Our ferry departed on time and within a few minutes of leaving the inner harbor it was already seeming like a long trip. The seas were at first coming at us head-on and that was okay but before long we turned and that gave the boat a motion that made us reach for the peppermints to combat our queasiness. Fortunately the peppermints settled us down for the hour-and-a-half ride.
St. Pierre and a few nearby islands have been in French hands off and on since the 1600's. They've been invaded several times but each time the negotiations afterward gave the island back to the French. It is a French territory in every way. It flies the official flag of France (and the European Union), uses the French 220-volt electrical standard (with the round plugs), has gendarmes for policemen, etc. etc. Most cars are French-- Peugeots and Citroens, though there were a few jacked-up American pickups.
When we bought our ferry tickets we were informed that the weather prediction for tomorrow suggested that the ferry would not be able to run due to high winds-- so we'd probably have to stay two nights instead of one. The ferry office also offered us a package deal for the round trip for two and a room for two nights at the Hotel Robert for $548. That didn't sound like much of a deal to us so we decided we'd take the chance that we'd be able to find a room in one of the B&Bs.
That decision worked out well for us. On the way over we met Nichole, a St. Pierre resident, who told us of 'Chez Ines', a small B&B run by her sister in law (Ines).
The tourist office contacted Ines but she only had a room for one night. We said we'd take it and look for another for the next night.
Ines' house was perfect. It was ultra-clean and neat and had been thoughtfully re-done to serve as a B&B. A kitchen and sitting room were downstairs for us and upstairs were three rooms, two doubles and a single. Ines' private rooms-- her sewing and computer room and her living/dining room, had doors which she could close off when she wasn't there.

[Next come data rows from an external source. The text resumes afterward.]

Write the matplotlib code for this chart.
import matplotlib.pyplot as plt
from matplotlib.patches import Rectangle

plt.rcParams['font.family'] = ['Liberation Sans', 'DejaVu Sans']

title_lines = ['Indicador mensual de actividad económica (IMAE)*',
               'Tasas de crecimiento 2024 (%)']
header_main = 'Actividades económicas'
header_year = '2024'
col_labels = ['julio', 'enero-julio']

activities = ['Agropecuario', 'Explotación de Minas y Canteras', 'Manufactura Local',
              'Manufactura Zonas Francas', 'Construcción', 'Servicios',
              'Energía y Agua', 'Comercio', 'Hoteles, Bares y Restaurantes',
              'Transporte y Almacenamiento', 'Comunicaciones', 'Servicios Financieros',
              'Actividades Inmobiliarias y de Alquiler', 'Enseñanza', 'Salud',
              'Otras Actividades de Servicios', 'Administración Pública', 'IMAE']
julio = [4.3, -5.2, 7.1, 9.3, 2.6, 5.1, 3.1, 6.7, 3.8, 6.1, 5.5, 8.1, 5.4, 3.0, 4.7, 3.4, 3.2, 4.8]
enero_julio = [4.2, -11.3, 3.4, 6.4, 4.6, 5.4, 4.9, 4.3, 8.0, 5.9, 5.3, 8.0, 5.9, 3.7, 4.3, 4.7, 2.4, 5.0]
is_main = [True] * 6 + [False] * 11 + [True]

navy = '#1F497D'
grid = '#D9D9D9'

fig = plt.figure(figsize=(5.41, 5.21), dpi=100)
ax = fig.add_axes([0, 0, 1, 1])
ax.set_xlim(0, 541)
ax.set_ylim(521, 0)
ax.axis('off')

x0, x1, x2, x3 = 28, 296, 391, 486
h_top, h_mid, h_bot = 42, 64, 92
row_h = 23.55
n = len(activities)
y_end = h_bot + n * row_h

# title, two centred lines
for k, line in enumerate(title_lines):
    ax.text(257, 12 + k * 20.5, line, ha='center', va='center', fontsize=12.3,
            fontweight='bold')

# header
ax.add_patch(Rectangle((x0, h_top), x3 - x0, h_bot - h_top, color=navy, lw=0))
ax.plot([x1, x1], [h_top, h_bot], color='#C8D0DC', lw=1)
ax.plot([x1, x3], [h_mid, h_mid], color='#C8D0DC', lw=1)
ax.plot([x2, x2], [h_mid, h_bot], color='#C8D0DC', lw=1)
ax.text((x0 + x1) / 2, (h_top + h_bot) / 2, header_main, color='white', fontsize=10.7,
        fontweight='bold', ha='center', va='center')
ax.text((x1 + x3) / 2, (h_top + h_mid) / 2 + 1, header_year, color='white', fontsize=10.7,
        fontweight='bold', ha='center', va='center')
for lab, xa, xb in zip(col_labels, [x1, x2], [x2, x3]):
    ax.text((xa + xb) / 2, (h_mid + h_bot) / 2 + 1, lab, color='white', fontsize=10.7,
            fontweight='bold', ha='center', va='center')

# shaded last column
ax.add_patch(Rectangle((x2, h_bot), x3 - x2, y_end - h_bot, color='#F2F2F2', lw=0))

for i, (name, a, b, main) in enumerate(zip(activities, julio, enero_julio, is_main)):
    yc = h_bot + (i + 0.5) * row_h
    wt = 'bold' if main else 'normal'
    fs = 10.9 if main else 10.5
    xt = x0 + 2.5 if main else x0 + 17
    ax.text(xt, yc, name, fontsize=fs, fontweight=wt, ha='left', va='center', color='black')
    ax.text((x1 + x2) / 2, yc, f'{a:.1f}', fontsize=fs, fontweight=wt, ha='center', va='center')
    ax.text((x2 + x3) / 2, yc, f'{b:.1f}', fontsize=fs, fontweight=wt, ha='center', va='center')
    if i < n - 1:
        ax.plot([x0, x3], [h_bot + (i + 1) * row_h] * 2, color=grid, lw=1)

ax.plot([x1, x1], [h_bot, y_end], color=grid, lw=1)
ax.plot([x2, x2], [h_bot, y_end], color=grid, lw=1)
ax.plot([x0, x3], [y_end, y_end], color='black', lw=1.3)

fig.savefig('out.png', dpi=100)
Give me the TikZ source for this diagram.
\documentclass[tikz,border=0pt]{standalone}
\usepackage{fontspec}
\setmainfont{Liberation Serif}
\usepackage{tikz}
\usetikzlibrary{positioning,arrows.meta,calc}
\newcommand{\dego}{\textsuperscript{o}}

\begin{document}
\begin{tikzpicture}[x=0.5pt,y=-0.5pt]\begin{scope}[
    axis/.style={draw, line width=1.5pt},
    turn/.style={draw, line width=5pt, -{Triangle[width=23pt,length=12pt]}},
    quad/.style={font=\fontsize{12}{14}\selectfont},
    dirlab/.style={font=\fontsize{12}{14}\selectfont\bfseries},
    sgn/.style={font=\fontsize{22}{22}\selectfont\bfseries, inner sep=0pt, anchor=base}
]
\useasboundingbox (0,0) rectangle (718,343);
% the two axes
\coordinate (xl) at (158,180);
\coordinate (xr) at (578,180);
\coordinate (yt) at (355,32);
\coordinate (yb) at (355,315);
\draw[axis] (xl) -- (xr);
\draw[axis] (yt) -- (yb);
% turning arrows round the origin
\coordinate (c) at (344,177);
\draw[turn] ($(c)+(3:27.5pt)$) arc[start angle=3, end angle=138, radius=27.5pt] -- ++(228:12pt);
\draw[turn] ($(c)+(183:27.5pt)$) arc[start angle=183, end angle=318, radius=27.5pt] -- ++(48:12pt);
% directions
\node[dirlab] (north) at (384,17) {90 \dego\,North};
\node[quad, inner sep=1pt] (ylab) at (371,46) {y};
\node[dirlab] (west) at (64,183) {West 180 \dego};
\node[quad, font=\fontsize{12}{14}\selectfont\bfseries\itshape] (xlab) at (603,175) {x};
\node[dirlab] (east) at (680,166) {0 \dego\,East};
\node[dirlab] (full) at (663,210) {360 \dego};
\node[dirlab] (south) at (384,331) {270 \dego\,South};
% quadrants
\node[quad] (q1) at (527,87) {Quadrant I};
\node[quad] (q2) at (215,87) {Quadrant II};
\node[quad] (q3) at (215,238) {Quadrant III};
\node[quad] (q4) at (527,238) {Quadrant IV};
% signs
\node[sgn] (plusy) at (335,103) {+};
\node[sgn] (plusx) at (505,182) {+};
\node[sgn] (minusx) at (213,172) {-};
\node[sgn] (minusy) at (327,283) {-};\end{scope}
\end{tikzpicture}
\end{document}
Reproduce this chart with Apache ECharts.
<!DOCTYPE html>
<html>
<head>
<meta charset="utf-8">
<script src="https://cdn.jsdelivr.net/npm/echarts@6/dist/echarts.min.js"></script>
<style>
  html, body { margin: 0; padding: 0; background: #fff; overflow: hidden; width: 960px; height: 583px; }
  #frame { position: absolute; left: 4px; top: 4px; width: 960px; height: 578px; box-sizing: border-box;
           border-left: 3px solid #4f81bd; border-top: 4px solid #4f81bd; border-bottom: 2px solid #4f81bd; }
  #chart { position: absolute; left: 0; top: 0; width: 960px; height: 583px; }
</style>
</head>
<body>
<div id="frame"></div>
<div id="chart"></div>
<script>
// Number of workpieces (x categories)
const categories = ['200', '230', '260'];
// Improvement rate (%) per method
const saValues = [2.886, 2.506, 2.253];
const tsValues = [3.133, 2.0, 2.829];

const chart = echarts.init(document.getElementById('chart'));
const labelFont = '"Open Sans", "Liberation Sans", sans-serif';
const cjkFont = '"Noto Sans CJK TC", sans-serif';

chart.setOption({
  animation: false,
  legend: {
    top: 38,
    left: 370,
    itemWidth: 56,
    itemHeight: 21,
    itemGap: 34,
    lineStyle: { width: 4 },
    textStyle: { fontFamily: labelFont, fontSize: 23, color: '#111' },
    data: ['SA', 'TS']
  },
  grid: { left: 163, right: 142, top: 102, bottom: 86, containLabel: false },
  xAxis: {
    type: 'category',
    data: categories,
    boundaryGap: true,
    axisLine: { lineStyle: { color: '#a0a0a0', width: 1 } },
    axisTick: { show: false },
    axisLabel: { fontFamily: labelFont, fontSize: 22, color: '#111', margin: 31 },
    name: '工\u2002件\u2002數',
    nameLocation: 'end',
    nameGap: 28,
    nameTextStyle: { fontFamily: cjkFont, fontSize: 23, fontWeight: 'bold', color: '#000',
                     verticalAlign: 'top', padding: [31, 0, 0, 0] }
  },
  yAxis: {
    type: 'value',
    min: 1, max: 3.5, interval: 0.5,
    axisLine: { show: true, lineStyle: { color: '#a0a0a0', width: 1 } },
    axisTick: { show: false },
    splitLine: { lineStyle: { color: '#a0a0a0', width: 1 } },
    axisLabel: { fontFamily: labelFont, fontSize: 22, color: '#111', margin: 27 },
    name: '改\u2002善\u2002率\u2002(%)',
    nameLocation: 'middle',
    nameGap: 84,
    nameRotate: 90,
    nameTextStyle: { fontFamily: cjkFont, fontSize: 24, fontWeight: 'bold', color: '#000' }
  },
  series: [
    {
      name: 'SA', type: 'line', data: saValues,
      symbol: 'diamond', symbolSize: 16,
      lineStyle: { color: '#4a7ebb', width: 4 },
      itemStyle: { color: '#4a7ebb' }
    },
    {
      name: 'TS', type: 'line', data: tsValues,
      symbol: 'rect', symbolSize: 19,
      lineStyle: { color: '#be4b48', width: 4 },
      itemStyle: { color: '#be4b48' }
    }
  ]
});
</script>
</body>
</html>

Ines was wonderful. She greeted us warmly and made sure we had everything we needed. She took care of reservations for dinner at a nice restaurant even though it wasn't open. She had the private cell-phone number of the owner (who she knew well, of course). She had maps and directions and contacts and recommendations. All we had to do is say what we'd like to do.
One of our goals for the trip was simply to have some good authentic French bread and butter. Ines gave us directions to the bakery where we bought a baguette (for 85 centimes or about $1) but we had to bike ten minutes across town to the supermarket for butter. We used the ATM machine to get Euros and took our baguette and butter and a bottle of water to enjoy at picnic tables in small park along the bay. The weather was perfect sitting there enjoying our baguette and watching the bay.
We then took another bike ride around town, stopping at one point for a few Belgian chocolates and another to look at B&Bs for tomorrow night and another to peruse the extensive menu at tonight's restaurant.
We went back to the B&B for an hour or so, then walked down to the harbor as we approached time for our restaurant reservation. The restaurant (“L'Atelier Gourmand”) did not open for the evening meal until 7:30 and we had a reservation for that time. But at 7:30 the restaurant still was not open. At 7:35 a car zoomed up and parked out front, a woman hurried into the restaurant (our waitress, as it turned out) and the lights came on. Voila!
We had wine (of course), a demi-liter of white and one of red. For an appetizer Labashi had snow-crab and avocado layered into a light pastry. I had escargots and mushrooms and cream sauce in a pastry (EXCELLENT!). For dinner Labashi had lobster stew and I had filet mignon in Bearnaise sauce.
After dinner we walked back to our B&B quite contented.